De nombreux artistes mayas, des organisations culturelles de la société civile et plusieurs autorités mayas se retrouvent tout au long de l’année 2011 afin de poser les bases de ce mouvement artistique comme mécanisme de transformation sociale. Ils réfléchissent et échangent autour de quatre axes : le rôle de l’expression artistique maya, la fonction sociale de l’art maya, les centres culturels de langue maya et la persécution des artistes.
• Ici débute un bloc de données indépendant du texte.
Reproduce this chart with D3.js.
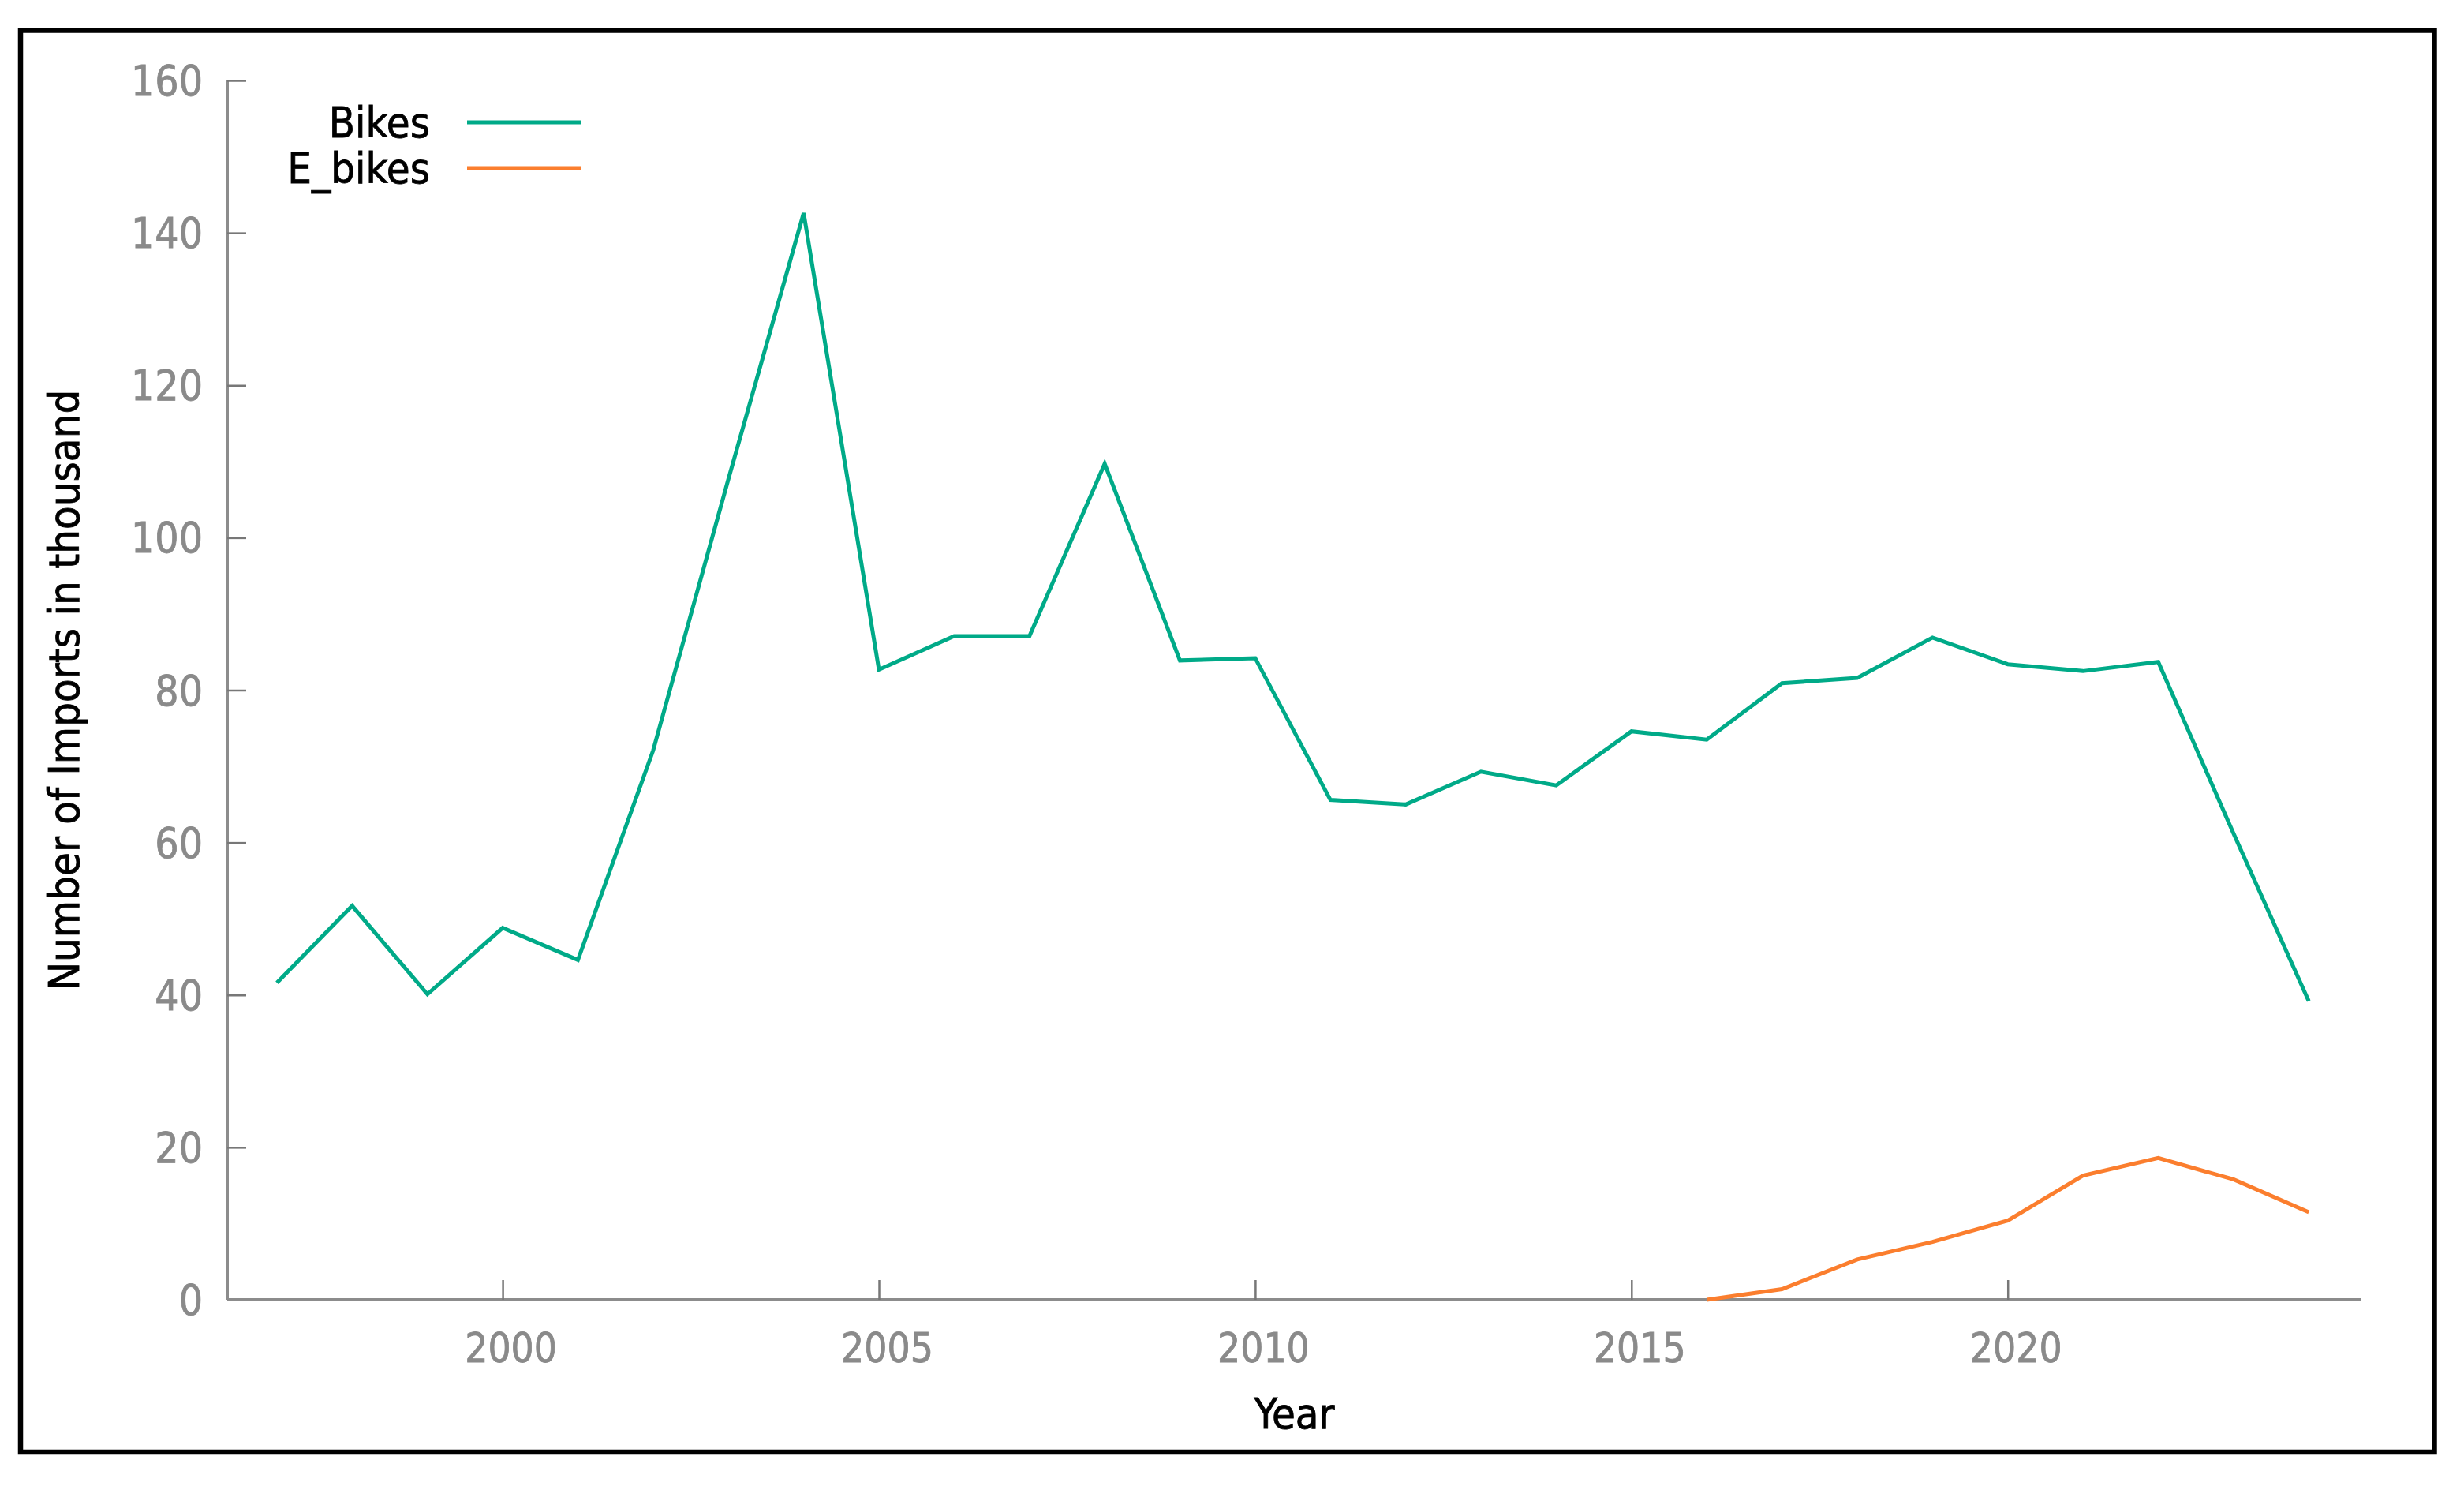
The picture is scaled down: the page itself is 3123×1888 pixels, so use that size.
<!DOCTYPE html>
<html><head><meta charset="utf-8">
<script src="https://cdn.jsdelivr.net/npm/d3@7"></script>
<style>
html,body{margin:0;padding:0;background:#fff;}
svg text{font-family:'DejaVu Sans Condensed','DejaVu Sans',sans-serif;font-stretch:condensed;}
</style>
</head><body>
<svg id="chart" width="3123" height="1888"></svg>
<script>
const years = [1997,1998,1999,2000,2001,2002,2003,2004,2005,2006,2007,2008,2009,2010,2011,2012,2013,2014,2015,2016,2017,2018,2019,2020,2021,2022,2023,2024];
const bikes = [41.6,51.7,40.1,48.8,44.6,72.1,107.7,142.6,82.7,87.1,87.1,109.7,83.9,84.2,65.6,65.0,69.3,67.5,74.6,73.5,80.9,81.6,86.9,83.4,82.5,83.7,61.2,39.2];
const eYears = [2016,2017,2018,2019,2020,2021,2022,2023,2024];
const eBikes = [0,1.4,5.3,7.6,10.4,16.3,18.6,15.8,11.5];
const xTicks = [2000,2005,2010,2015,2020];
const yTicks = [0,20,40,60,80,100,120,140,160];
const seriesNames = ["Bikes","E_bikes"];
const seriesColors = ["#00aa88","#fb7e2e"];

const svg = d3.select("#chart");
const L = 288, R = 2993, T = 102, B = 1647;
const x = d3.scaleLinear().domain([1996.34, 2024.7]).range([L, R]);
const y = d3.scaleLinear().domain([0, 160]).range([B, T]);

// frame
svg.append("rect").attr("x",26).attr("y",38.5).attr("width",3085.5-26).attr("height",1840-38.5)
  .attr("fill","none").attr("stroke","#000").attr("stroke-width",6.5);

const axisColor = "#8c8c8c";
const yAxis = svg.append("g").attr("transform",`translate(${L},0)`)
  .call(d3.axisLeft(y).tickValues(yTicks).tickSize(-24).tickPadding(55).tickSizeOuter(0));
const xAxis = svg.append("g").attr("transform",`translate(0,${B})`)
  .call(d3.axisBottom(x).tickValues(xTicks).tickFormat(d3.format("d")).tickSize(-25).tickPadding(42).tickSizeOuter(0));
[yAxis,xAxis].forEach(g=>{
  g.select(".domain").attr("stroke",axisColor).attr("stroke-width",4);
  g.selectAll(".tick line").attr("stroke","#777").attr("stroke-width",2.5);
  g.selectAll(".tick text").attr("fill","#8a8a8a").attr("stroke","#8a8a8a").attr("stroke-width",0.8);
});
yAxis.selectAll(".tick text").attr("x",-31).attr("dy","0.35em").attr("font-size",53);
yAxis.select(".domain").attr("d",`M0,${T}V${B}`);
xAxis.select(".domain").attr("d",`M${L},0H${R}`);
xAxis.selectAll(".tick text").attr("dy","0.72em").attr("dx",10).attr("font-size",51);

// axis titles
svg.append("text").attr("x",(L+R)/2).attr("y",1810).attr("text-anchor","middle")
  .attr("font-size",54).attr("fill","#000").attr("stroke","#000").attr("stroke-width",0.8).text("Year");
svg.append("text").attr("transform",`translate(100,${(T+B)/2}) rotate(-90)`).attr("text-anchor","middle")
  .attr("font-size",54).attr("fill","#000").attr("stroke","#000").attr("stroke-width",0.8).text("Number of Imports in thousand");

// lines
const line = d3.line().x(d=>x(d[0])).y(d=>y(d[1]));
const data = [years.map((yr,i)=>[yr,bikes[i]]), eYears.map((yr,i)=>[yr,eBikes[i]])];
data.forEach((d,i)=>{
  svg.append("path").datum(d).attr("d",line).attr("fill","none")
    .attr("stroke",seriesColors[i]).attr("stroke-width",5).attr("stroke-linejoin","miter");
});

// legend
const legY = [155, 213];
seriesNames.forEach((n,i)=>{
  svg.append("text").attr("x",545).attr("y",legY[i]).attr("dy","0.35em").attr("text-anchor","end")
    .attr("font-size",54).attr("fill","#000").attr("stroke","#000").attr("stroke-width",0.8).text(n);
  svg.append("line").attr("x1",592).attr("x2",737).attr("y1",legY[i]).attr("y2",legY[i])
    .attr("stroke",seriesColors[i]).attr("stroke-width",5);
});
</script>
</body></html>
Leur but est de trouver une alternative civile à ce qu’offre le système établi.
Finalement en mai dernier, le mouvement lance son premier programme de soutien aux initiatives artistiques mayas, « l’Art pour la transformation sociale ». Les projets retenus recevront un appui financier, seront suivis par le mouvement Ri Ak’u’x et participeront au Festival International des Peuples Autochtones, qui aura lieu en février 2013 au Guatemala.
Anastasio Guarcax, père de Lisandro, résume parfaitement la substance du mouvement « trouver l’unité dans la diversité » et souligne également un point essentiel « c’est à la jeunesse de construire cette plateforme afin d’articuler un mouvement social de changement et de promotion de l’art ».
Poème - Le coeur de Tat [5] Lisandro Guarcax ne cesse de fleurir
Que mon cœur fleurisse lorsqu’il cessera de pomper de l’encre rouge, qu’il se couvre de petites épines et de fleurs jaunes, qu’on le peigne avec du nij [6] et qu’on y dessine des animaux et des oiseaux bicéphales.
Que mon cœur se défasse dans la terre et qu’il grandisse dans un arbre de pin, qu’il regarde à travers les yeux d’un hibou, qu’il marche sur les pattes d’un coyote, qu’il parle avec l’aboiement d’un chien, qu’il guérisse dans le quartz des cavernes, qu’il grandisse avec les bois d’un cerf.
Que mes cœurs soient liés à un serpent chamarré pour qu’ils ne se trompent pas de maîtresse, pour leur laisser un indice, pour les retrouver sur le chemin d’ici aux autres mondes.